DO THIS: Reproduce the listing word for word, leaving every picture behind.
-- Begin --
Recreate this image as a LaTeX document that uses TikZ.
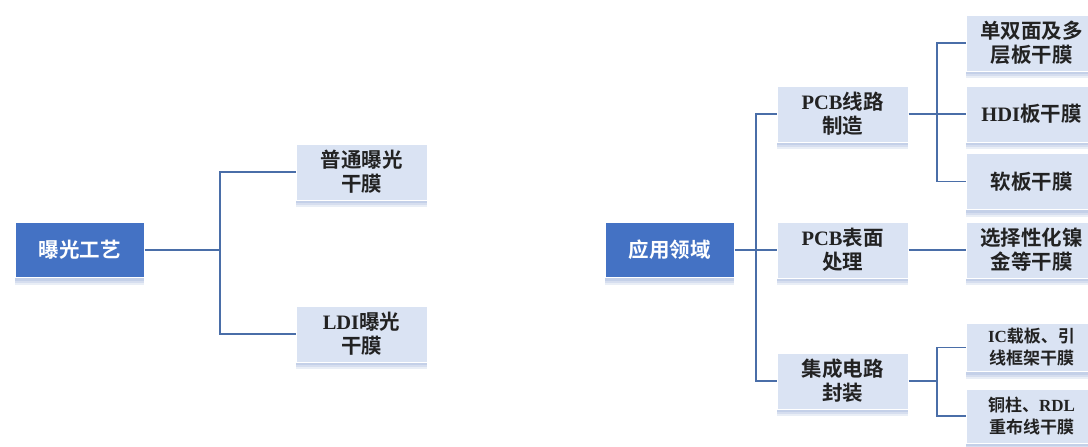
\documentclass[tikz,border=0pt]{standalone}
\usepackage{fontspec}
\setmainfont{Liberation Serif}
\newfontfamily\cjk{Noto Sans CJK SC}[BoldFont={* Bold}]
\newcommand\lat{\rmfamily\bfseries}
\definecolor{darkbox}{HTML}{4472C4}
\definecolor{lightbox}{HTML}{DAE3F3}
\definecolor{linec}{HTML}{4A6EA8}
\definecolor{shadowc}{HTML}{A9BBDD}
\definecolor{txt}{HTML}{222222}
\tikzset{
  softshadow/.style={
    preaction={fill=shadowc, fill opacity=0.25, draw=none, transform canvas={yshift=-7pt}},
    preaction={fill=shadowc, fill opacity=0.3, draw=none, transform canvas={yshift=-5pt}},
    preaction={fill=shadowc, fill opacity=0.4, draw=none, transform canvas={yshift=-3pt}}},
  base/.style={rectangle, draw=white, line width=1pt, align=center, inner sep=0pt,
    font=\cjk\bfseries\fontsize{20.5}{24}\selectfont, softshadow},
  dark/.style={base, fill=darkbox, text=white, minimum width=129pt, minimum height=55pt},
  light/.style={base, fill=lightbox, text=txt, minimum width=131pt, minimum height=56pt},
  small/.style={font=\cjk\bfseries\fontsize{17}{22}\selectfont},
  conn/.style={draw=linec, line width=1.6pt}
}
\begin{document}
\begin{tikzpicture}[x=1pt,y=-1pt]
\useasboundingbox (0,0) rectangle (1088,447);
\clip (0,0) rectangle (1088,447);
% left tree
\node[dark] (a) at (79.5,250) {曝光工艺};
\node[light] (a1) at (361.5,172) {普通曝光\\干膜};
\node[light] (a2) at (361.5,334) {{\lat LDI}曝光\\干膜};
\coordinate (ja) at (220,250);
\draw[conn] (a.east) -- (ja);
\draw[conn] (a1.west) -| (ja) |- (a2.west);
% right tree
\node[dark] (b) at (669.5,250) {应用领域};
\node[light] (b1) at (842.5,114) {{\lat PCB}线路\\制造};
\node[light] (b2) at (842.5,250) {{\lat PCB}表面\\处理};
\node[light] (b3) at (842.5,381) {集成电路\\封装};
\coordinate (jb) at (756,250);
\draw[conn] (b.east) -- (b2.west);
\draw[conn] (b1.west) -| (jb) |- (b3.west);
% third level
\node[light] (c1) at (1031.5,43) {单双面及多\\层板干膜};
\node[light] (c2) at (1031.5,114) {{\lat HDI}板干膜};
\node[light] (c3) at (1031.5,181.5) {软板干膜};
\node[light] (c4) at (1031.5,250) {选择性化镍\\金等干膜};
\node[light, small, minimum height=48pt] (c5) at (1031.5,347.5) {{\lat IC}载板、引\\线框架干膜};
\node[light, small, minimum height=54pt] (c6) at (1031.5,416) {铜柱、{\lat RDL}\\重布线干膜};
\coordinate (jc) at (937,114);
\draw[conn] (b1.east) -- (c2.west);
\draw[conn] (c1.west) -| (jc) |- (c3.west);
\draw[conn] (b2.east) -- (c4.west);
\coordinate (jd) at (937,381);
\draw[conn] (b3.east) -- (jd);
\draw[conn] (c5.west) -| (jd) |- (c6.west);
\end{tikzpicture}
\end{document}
-- End --
SOLVED PROBLEM:
Recreate this image as a LaTeX document that uses TikZ.
\documentclass[tikz,border=0pt]{standalone}
\usepackage{fontspec}
\setmainfont{Liberation Serif}
\newfontfamily\cjk{Noto Sans CJK SC}[BoldFont={* Bold}]
\newcommand\lat{\rmfamily\bfseries}
\definecolor{darkbox}{HTML}{4472C4}
\definecolor{lightbox}{HTML}{DAE3F3}
\definecolor{linec}{HTML}{4A6EA8}
\definecolor{shadowc}{HTML}{A9BBDD}
\definecolor{txt}{HTML}{222222}
\tikzset{
  softshadow/.style={
    preaction={fill=shadowc, fill opacity=0.25, draw=none, transform canvas={yshift=-7pt}},
    preaction={fill=shadowc, fill opacity=0.3, draw=none, transform canvas={yshift=-5pt}},
    preaction={fill=shadowc, fill opacity=0.4, draw=none, transform canvas={yshift=-3pt}}},
  base/.style={rectangle, draw=white, line width=1pt, align=center, inner sep=0pt,
    font=\cjk\bfseries\fontsize{20.5}{24}\selectfont, softshadow},
  dark/.style={base, fill=darkbox, text=white, minimum width=129pt, minimum height=55pt},
  light/.style={base, fill=lightbox, text=txt, minimum width=131pt, minimum height=56pt},
  small/.style={font=\cjk\bfseries\fontsize{17}{22}\selectfont},
  conn/.style={draw=linec, line width=1.6pt}
}
\begin{document}
\begin{tikzpicture}[x=1pt,y=-1pt]
\useasboundingbox (0,0) rectangle (1088,447);
\clip (0,0) rectangle (1088,447);
% left tree
\node[dark] (a) at (79.5,250) {曝光工艺};
\node[light] (a1) at (361.5,172) {普通曝光\\干膜};
\node[light] (a2) at (361.5,334) {{\lat LDI}曝光\\干膜};
\coordinate (ja) at (220,250);
\draw[conn] (a.east) -- (ja);
\draw[conn] (a1.west) -| (ja) |- (a2.west);
% right tree
\node[dark] (b) at (669.5,250) {应用领域};
\node[light] (b1) at (842.5,114) {{\lat PCB}线路\\制造};
\node[light] (b2) at (842.5,250) {{\lat PCB}表面\\处理};
\node[light] (b3) at (842.5,381) {集成电路\\封装};
\coordinate (jb) at (756,250);
\draw[conn] (b.east) -- (b2.west);
\draw[conn] (b1.west) -| (jb) |- (b3.west);
% third level
\node[light] (c1) at (1031.5,43) {单双面及多\\层板干膜};
\node[light] (c2) at (1031.5,114) {{\lat HDI}板干膜};
\node[light] (c3) at (1031.5,181.5) {软板干膜};
\node[light] (c4) at (1031.5,250) {选择性化镍\\金等干膜};
\node[light, small, minimum height=48pt] (c5) at (1031.5,347.5) {{\lat IC}载板、引\\线框架干膜};
\node[light, small, minimum height=54pt] (c6) at (1031.5,416) {铜柱、{\lat RDL}\\重布线干膜};
\coordinate (jc) at (937,114);
\draw[conn] (b1.east) -- (c2.west);
\draw[conn] (c1.west) -| (jc) |- (c3.west);
\draw[conn] (b2.east) -- (c4.west);
\coordinate (jd) at (937,381);
\draw[conn] (b3.east) -- (jd);
\draw[conn] (c5.west) -| (jd) |- (c6.west);
\end{tikzpicture}
\end{document}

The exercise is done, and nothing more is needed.